Tuesday, December 1, 2009

Henry W. Shoemaker, Part II: The White Wolf of Sugar Valley

A white wolf haunted the earliest settlers of Sugar Valley, near Loganton (Clinton County) around 1840. The wolf was first encountered by Philip Shreckengast of Tylersville near his barn. It had apparently been eating some animal as its mouth was bloodstained. Shreckengast managed to sever the wolf's tail by slamming the barn door. The wolf was also seen in the graveyard at Brungard's Church by a preacher, who said it was yelping "like a yellow cur that had had boiling water poured on it" as it ran out of the gate.

Granny McGill, a supposed witch living near Lock Haven, told Jacob Rishel that before contacting George Wilson (the killer of two "werewolves" in Wayne Township) they should attempt to locate a black lamb born during a new moon in the Autumn of the year. One was eventually procured, and the wolf was indeed trapped and killed.

The pelt was described as being shaggy and long-haired, almost like an Angora goat, rather than short-haired like the average wolf.

The head of the wolf was displayed mounted on a pole near Jacob Rishel's home. Children were afraid to pass by the head. It was reported that the jaws of the severed head moved, and that the eyes flashed green, and that as long as it was present it warded away wolves from Rishel's farm.

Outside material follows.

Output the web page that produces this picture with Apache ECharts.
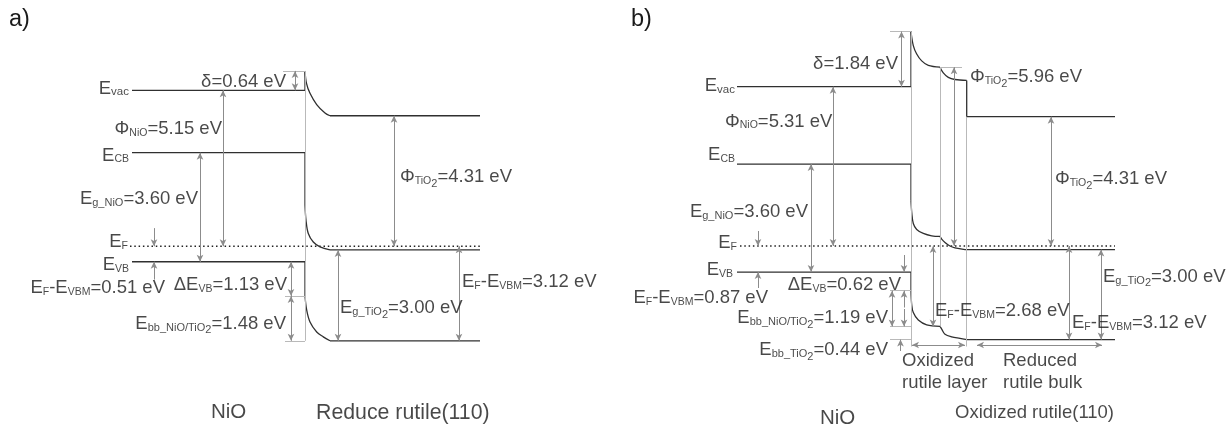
<!DOCTYPE html>
<html>
<head>
<meta charset="utf-8">
<script src="https://cdn.jsdelivr.net/npm/echarts@6/dist/echarts.min.js"></script>
<style>
html,body{margin:0;padding:0;background:#fff;}
#chart{width:1231px;height:434px;}
</style>
</head>
<body>
<div id="chart"></div>
<script>
// Energies in eV relative to the Fermi level (E_F = 0); x = schematic position, interface at 0
// ---- a) NiO / reduced rutile(110)
const aNiOVac    = [[-17.3, 5.15], [0, 5.15], [0, 5.79]];
const aTiVacBend = [[0, 5.79], [0.15, 5.38], [0.5, 5.05], [1.17, 4.68], [2.0, 4.40], [2.5, 4.31]];
const aTiVac     = [[2.5, 4.31], [17.5, 4.31]];
const aNiOCB     = [[-17.3, 3.09], [0, 3.09], [0, 1.36]];
const aTiCBBend  = [[0, 1.36], [0.1, 0.86], [0.33, 0.42], [0.83, 0.14], [1.5, -0.02], [2.5, -0.12]];
const aTiCB      = [[2.5, -0.12], [17.5, -0.12]];
const aNiOVB     = [[-17.3, -0.51], [0, -0.51], [0, -1.64]];
const aTiVBBend  = [[0, -1.64], [0.17, -2.11], [0.5, -2.50], [1.17, -2.83], [1.83, -2.99], [2.5, -3.12]];
const aTiVB      = [[2.5, -3.12], [17.5, -3.12]];
const aFermi     = [[-17.5, 0], [17.5, 0]];

// ---- b) NiO / oxidized rutile(110)
const bNiOVac     = [[-17.4, 5.31], [0, 5.31], [0, 7.15]];
const bTiVacBend1 = [[0, 7.15], [0.23, 6.68], [0.57, 6.40], [1.07, 6.17], [1.73, 6.02], [2.9, 5.96]];
const bTiVacBend2 = [[2.9, 5.96], [3.23, 5.77], [3.73, 5.62], [4.4, 5.55], [5.57, 5.52]];
const bTiVac      = [[5.57, 5.52], [5.57, 4.31], [20.4, 4.31]];
const bNiOCB      = [[-17.4, 2.73], [0, 2.73], [0, 1.51]];
const bTiCBBend1  = [[0, 1.51], [0.08, 1.10], [0.23, 0.75], [0.57, 0.55], [1.23, 0.42], [2.07, 0.34], [2.9, 0.32]];
const bTiCBBend2  = [[2.9, 0.32], [3.07, 0.23], [3.4, 0.12], [3.9, 0.0], [4.4, -0.06], [5.4, -0.12]];
const bTiCB       = [[5.4, -0.12], [20.4, -0.12]];
const bNiOVB      = [[-17.4, -0.87], [0, -0.87], [0, -1.49]];
const bTiVBBend1  = [[0, -1.49], [0.07, -1.95], [0.23, -2.22], [0.73, -2.47], [1.57, -2.63], [2.9, -2.68]];
const bTiVBBend2  = [[2.9, -2.68], [3.07, -2.77], [3.4, -2.94], [4.07, -3.03], [4.9, -3.08], [5.57, -3.12]];
const bTiVB       = [[5.57, -3.12], [20.4, -3.12]];
const bFermi      = [[-17.1, 0], [20.4, 0]];

const FONT = 'Liberation Sans, Arial, sans-serif';
const BLACK = '#303030';
const GUIDE = '#b9b9b9';
const ARROW = '#8c8c8c';
const TXT = '#1a1a1a';

const RICH = {
  m: {fontSize: 18.5, lineHeight: 22, verticalAlign: 'bottom', fontFamily: FONT, color: TXT},
  L: {fontSize: 20.5, lineHeight: 22, verticalAlign: 'bottom', fontFamily: FONT, color: TXT},
  X: {fontSize: 21.3, lineHeight: 22, verticalAlign: 'bottom', fontFamily: FONT, color: TXT},
  s: {fontSize: 11.5, lineHeight: 17, verticalAlign: 'bottom', fontFamily: FONT, color: TXT},
  c: {fontSize: 10.5, lineHeight: 16, verticalAlign: 'bottom', fontFamily: FONT, color: TXT},
  g: {fontSize: 11, lineHeight: 14, verticalAlign: 'bottom', fontFamily: FONT, color: TXT},
  t: {fontSize: 11, lineHeight: 7, verticalAlign: 'top', padding: [13.5, 0, 0, 0], fontFamily: FONT, color: TXT}
};

function band(data, i, smooth) {
  return {type: 'line', xAxisIndex: i, yAxisIndex: i, data: data, symbol: 'none',
    smooth: smooth ? 0.35 : false,
    lineStyle: {color: BLACK, width: 1.3}, silent: true, animation: false, z: 4};
}
function fermi(data, i) {
  return {type: 'line', xAxisIndex: i, yAxisIndex: i, data: data, symbol: 'none',
    lineStyle: {color: '#222', width: 1.6, type: [1.5, 2.8]}, silent: true, animation: false, z: 4};
}
const AS = [5, 7];
function seg(x1, y1, x2, y2, s1, s2) {
  return [{coord: [x1, y1], symbol: s1 || 'none', symbolSize: AS}, {coord: [x2, y2], symbol: s2 || 'none', symbolSize: AS}];
}
function dbl(x, y1, y2) { return seg(x, y1, x, y2, 'arrow', 'arrow'); }
function one(x, yFrom, yTo) { return seg(x, yFrom, x, yTo, 'none', 'arrow'); }
function dblH(x1, x2, y) { return seg(x1, y, x2, y, 'arrow', 'arrow'); }
function marks(i, segs, color, z) {
  return {type: 'line', xAxisIndex: i, yAxisIndex: i, data: [], symbol: 'none', color: color,
    silent: true, animation: false, z: z,
    markLine: {silent: true, animation: false, symbol: ['none', 'none'],
      label: {show: false}, emphasis: {disabled: true},
      itemStyle: {color: color},
      lineStyle: {color: color, width: 1, type: 'solid'}, data: segs}};
}
function texts(i, items) {
  return {type: 'scatter', xAxisIndex: i, yAxisIndex: i, symbolSize: 0.1, clip: false,
    silent: true, animation: false, z: 6, itemStyle: {color: 'rgba(0,0,0,0)'},
    label: {show: true, position: 'inside', verticalAlign: 'middle', color: TXT, fontFamily: FONT, rich: RICH},
    data: items.map(function (d) { return {value: [d[0], d[1]], label: {formatter: d[2], align: d[3]}}; })};
}

const aGuides = [
  seg(0, 5.79, 0, -3.12), seg(-2.2, 5.79, 0, 5.79), seg(-2.0, -1.64, 0, -1.64), seg(-2.0, -3.12, 0, -3.12)
];
const aArrows = [
  dbl(-1.0, 5.79, 5.15), dbl(-1.4, -0.51, -1.64), dbl(-1.4, -1.64, -3.12),
  dbl(-8.2, 5.15, 0), dbl(-10.5, 3.09, -0.51),
  one(-15.1, 0.6, 0), one(-15.1, -1.1, -0.51),
  dbl(8.9, 4.31, 0), dbl(3.3, -0.12, -3.12), dbl(15.4, 0, -3.12)
];
const bGuides = [
  seg(0, 7.15, 0, -3.35), seg(-2.1, 7.15, 0, 7.15),
  seg(2.97, 5.96, 2.97, -2.68), seg(2.9, 5.96, 5.1, 5.96),
  seg(5.57, 4.31, 5.57, -3.35),
  seg(-2.1, -1.49, 0, -1.49), seg(-2.1, -2.68, 0, -2.68), seg(-2.1, -3.12, 0, -3.12)
];
const bArrows = [
  dbl(-0.95, 7.15, 5.31), dbl(4.3, 5.96, 0), dbl(-7.8, 5.31, 0), dbl(-10.0, 2.73, -0.87),
  one(-15.3, 0.5, 0), one(-15.3, -1.4, -0.87),
  one(-0.7, -0.3, -0.87), one(-0.7, -2.05, -1.49), one(-0.7, -2.1, -2.68), one(-1.05, -3.5, -3.12),
  dbl(-1.9, -1.49, -2.68), dbl(2.2, 0, -2.68),
  dblH(0.1, 5.4, -3.3), dblH(6.6, 19.1, -3.3),
  dbl(14.0, 4.31, 0), dbl(15.8, 0, -3.12), dbl(19.0, -0.12, -3.12)
];

const aTexts = [
  [-17.6, 5.25, '{m|E}{s|vac}', 'right'],
  [-1.9, 5.48, '{m|δ=0.64 eV}', 'right'],
  [-8.3, 3.93, '{m|Φ}{c|NiO}{m|=5.15 eV}', 'right'],
  [-17.6, 3.05, '{m|E}{c|CB}', 'right'],
  [-10.7, 1.60, '{m|E}{g|g_NiO}{m|=3.60 eV}', 'right'],
  [-17.7, 0.20, '{m|E}{c|F}', 'right'],
  [-17.6, -0.56, '{m|E}{c|VB}', 'right'],
  [-14.0, -1.34, '{m|E}{c|F}{m|-E}{c|VBM}{m|=0.51 eV}', 'right'],
  [-1.8, -1.24, '{m|ΔE}{c|VB}{m|=1.13 eV}', 'right'],
  [-1.9, -2.50, '{m|E}{g|bb_NiO/TiO}{t|2}{m|=1.48 eV}', 'right'],
  [9.5, 2.33, '{m|Φ}{c|TiO}{t|2}{m|=4.31 eV}', 'left'],
  [3.5, -2.00, '{m|E}{g|g_TiO}{t|2}{m|=3.00 eV}', 'left'],
  [15.7, -1.12, '{m|E}{c|F}{m|-E}{c|VBM}{m|=3.12 eV}', 'left'],
  [-9.4, -5.48, '{L|NiO}', 'left'],
  [1.1, -5.48, '{X|Reduce rutile(110)}', 'left']
];
const bTexts = [
  [-17.6, 5.37, '{m|E}{s|vac}', 'right'],
  [-1.3, 6.13, '{m|δ=1.84 eV}', 'right'],
  [-18.6, 4.20, '{m|Φ}{c|NiO}{m|=5.31 eV}', 'left'],
  [-17.6, 3.08, '{m|E}{c|CB}', 'right'],
  [5.9, 5.68, '{m|Φ}{c|TiO}{t|2}{m|=5.96 eV}', 'left'],
  [14.4, 2.28, '{m|Φ}{c|TiO}{t|2}{m|=4.31 eV}', 'left'],
  [-10.3, 1.17, '{m|E}{g|g_NiO}{m|=3.60 eV}', 'right'],
  [-17.4, 0.15, '{m|E}{c|F}', 'right'],
  [-17.8, -0.75, '{m|E}{c|VB}', 'right'],
  [-1.0, -1.25, '{m|ΔE}{c|VB}{m|=0.62 eV}', 'right'],
  [-14.3, -1.68, '{m|E}{c|F}{m|-E}{c|VBM}{m|=0.87 eV}', 'right'],
  [-2.3, -2.35, '{m|E}{g|bb_NiO/TiO}{t|2}{m|=1.19 eV}', 'right'],
  [-2.3, -3.42, '{m|E}{g|bb_TiO}{t|2}{m|=0.44 eV}', 'right'],
  [2.4, -2.13, '{m|E}{c|F}{m|-E}{c|VBM}{m|=2.68 eV}', 'left'],
  [19.2, -0.97, '{m|E}{g|g_TiO}{t|2}{m|=3.00 eV}', 'left'],
  [16.1, -2.52, '{m|E}{c|F}{m|-E}{c|VBM}{m|=3.12 eV}', 'left'],
  [-0.9, -3.78, '{m|Oxidized}', 'left'],
  [-0.9, -4.50, '{m|rutile layer}', 'left'],
  [9.2, -3.78, '{m|Reduced}', 'left'],
  [9.2, -4.50, '{m|rutile bulk}', 'left'],
  [-9.1, -5.73, '{L|NiO}', 'left'],
  [4.4, -5.53, '{m|Oxidized rutile(110)}', 'left']
];

const axX = function (i) { return {type: 'value', gridIndex: i, min: -25, max: 30, show: false}; };
const axY = function (i) { return {type: 'value', gridIndex: i, min: -6, max: 8, show: false}; };

const option = {
  backgroundColor: '#fff',
  animation: false,
  title: [
    {text: 'a)', left: 4, top: 3, textStyle: {fontSize: 23.5, fontWeight: 'normal', fontFamily: FONT, color: TXT}},
    {text: 'b)', left: 626, top: 3, textStyle: {fontSize: 23.5, fontWeight: 'normal', fontFamily: FONT, color: TXT}}
  ],
  grid: [
    {left: 55, width: 550, top: 4, height: 424},
    {left: 661, width: 550, top: 6, height: 420}
  ],
  xAxis: [axX(0), axX(1)],
  yAxis: [axY(0), axY(1)],
  series: [
    marks(0, aGuides, GUIDE, 1), marks(0, aArrows, ARROW, 2),
    fermi(aFermi, 0),
    band(aNiOVac, 0), band(aTiVacBend, 0, true), band(aTiVac, 0),
    band(aNiOCB, 0), band(aTiCBBend, 0, true), band(aTiCB, 0),
    band(aNiOVB, 0), band(aTiVBBend, 0, true), band(aTiVB, 0),
    texts(0, aTexts),
    marks(1, bGuides, GUIDE, 1), marks(1, bArrows, ARROW, 2),
    fermi(bFermi, 1),
    band(bNiOVac, 1), band(bTiVacBend1, 1, true), band(bTiVacBend2, 1, true), band(bTiVac, 1),
    band(bNiOCB, 1), band(bTiCBBend1, 1, true), band(bTiCBBend2, 1, true), band(bTiCB, 1),
    band(bNiOVB, 1), band(bTiVBBend1, 1, true), band(bTiVBBend2, 1, true), band(bTiVB, 1),
    texts(1, bTexts)
  ]
};
const chart = echarts.init(document.getElementById('chart'), null, {renderer: 'canvas'});
chart.setOption(option);
</script>
</body>
</html>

Shoemaker also recounts in his account of the white wolf in "Wolf Days in Pennsylvania" that another wolf which he likened to the French Beast of Gévaudan terrorized the area around Carroll, although no date is given for this event. This wolf was killed by John Schrack, who also had the pelt of the white wolf, as it was attempting a 16-foot leap over a stockade fence at a sheep pen. One of its paws was impaled on the top of the stockade for a good luck charm (elsewhere Shoemaker mentions that this tradition was a widespread one in Sugar Valley and elsewhere).

3 comments:

  1. Wolves disperse long distances from their natal packs. My guess it was a wolf from the nothern Great Lakes region that dispersed south into that part of PA. The aborginal gray wolf of the East (Canis lupus lycaon) isn't a very big subspecies, and it was always dark gray in color.

    As for black wolves, black wolves (and coyotes) are always indicative of some hybridization with dogs somewhere in the animal's ancestry (google black wolves and dogs for the study that found this out).

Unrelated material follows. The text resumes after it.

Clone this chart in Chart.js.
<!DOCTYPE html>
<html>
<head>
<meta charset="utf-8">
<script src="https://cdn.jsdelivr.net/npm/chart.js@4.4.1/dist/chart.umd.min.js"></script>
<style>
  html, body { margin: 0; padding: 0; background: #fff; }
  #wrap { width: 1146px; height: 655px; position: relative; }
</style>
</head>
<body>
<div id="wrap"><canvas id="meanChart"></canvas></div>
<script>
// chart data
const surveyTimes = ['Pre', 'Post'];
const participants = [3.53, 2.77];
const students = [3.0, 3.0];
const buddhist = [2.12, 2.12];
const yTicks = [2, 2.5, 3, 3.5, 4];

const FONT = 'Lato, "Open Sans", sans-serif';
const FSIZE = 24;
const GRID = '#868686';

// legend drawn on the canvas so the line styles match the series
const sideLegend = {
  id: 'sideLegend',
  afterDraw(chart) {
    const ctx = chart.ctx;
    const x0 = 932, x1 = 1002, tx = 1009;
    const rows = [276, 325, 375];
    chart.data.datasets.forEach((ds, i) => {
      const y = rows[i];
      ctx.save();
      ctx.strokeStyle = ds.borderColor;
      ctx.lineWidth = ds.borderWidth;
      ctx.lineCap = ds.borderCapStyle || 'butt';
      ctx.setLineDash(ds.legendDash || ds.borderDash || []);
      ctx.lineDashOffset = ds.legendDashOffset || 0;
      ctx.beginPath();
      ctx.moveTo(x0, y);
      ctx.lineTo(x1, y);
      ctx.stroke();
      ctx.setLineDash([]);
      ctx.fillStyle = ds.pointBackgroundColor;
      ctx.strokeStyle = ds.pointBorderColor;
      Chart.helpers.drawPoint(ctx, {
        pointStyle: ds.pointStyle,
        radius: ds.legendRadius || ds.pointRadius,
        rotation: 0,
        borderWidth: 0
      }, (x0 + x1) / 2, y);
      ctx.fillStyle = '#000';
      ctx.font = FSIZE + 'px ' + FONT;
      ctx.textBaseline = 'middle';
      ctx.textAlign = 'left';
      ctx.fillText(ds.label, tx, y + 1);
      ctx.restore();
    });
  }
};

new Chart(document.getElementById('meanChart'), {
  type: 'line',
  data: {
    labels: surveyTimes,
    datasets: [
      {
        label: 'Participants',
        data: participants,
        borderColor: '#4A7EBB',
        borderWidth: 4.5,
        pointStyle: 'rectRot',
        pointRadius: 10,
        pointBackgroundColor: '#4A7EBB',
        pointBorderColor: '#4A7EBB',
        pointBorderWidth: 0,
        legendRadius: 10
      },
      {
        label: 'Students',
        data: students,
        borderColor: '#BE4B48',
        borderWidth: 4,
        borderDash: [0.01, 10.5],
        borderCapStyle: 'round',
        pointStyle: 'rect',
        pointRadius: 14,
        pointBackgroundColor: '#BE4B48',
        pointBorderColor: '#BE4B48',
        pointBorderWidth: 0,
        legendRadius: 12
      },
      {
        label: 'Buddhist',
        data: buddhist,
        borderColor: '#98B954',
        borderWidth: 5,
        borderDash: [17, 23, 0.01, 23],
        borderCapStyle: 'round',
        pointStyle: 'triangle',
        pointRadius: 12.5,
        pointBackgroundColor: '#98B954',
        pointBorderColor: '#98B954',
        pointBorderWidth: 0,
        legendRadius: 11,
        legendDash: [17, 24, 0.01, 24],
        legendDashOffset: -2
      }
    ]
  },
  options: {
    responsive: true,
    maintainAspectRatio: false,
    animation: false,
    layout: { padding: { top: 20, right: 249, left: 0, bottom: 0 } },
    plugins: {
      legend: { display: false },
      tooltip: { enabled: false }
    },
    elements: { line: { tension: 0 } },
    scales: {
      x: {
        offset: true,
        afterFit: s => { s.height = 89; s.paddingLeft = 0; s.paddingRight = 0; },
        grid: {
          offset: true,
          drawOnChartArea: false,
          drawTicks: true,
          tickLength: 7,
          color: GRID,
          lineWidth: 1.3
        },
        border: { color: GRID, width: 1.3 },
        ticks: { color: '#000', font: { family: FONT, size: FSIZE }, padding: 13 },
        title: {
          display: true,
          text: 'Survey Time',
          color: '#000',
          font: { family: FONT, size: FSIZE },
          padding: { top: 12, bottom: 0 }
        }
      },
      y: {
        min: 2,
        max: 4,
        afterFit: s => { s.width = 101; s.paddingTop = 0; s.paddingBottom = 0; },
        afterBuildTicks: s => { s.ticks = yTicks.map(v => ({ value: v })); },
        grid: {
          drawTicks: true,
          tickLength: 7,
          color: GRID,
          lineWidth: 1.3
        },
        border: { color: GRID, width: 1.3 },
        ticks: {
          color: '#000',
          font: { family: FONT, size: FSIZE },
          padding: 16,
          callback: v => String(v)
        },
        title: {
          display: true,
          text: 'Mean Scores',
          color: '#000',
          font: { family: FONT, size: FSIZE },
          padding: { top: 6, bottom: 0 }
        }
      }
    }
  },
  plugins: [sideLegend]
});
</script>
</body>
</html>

    The last wolf killed in Scotland by a legendary deer-stalker named MacQueen of Pall a Crocain. He was the Scottish Davy Crockett of his day. This large black wolf (most likely a hybrid) had killed two children. The whole region went on a wolf drive, and MacQueen's long-dog (a greyhound/deerhound cross) caught the wolf. MacQueen slit the wolf's throat and then cut the head off, which he presented to the clan chieftain. MacQueen was hansomely rewarded. He received lands and eventually founded the Clan MacQueen.

    Shoemaker is a very good source for wilderness and hunting stories from Pennsylvania from that time period.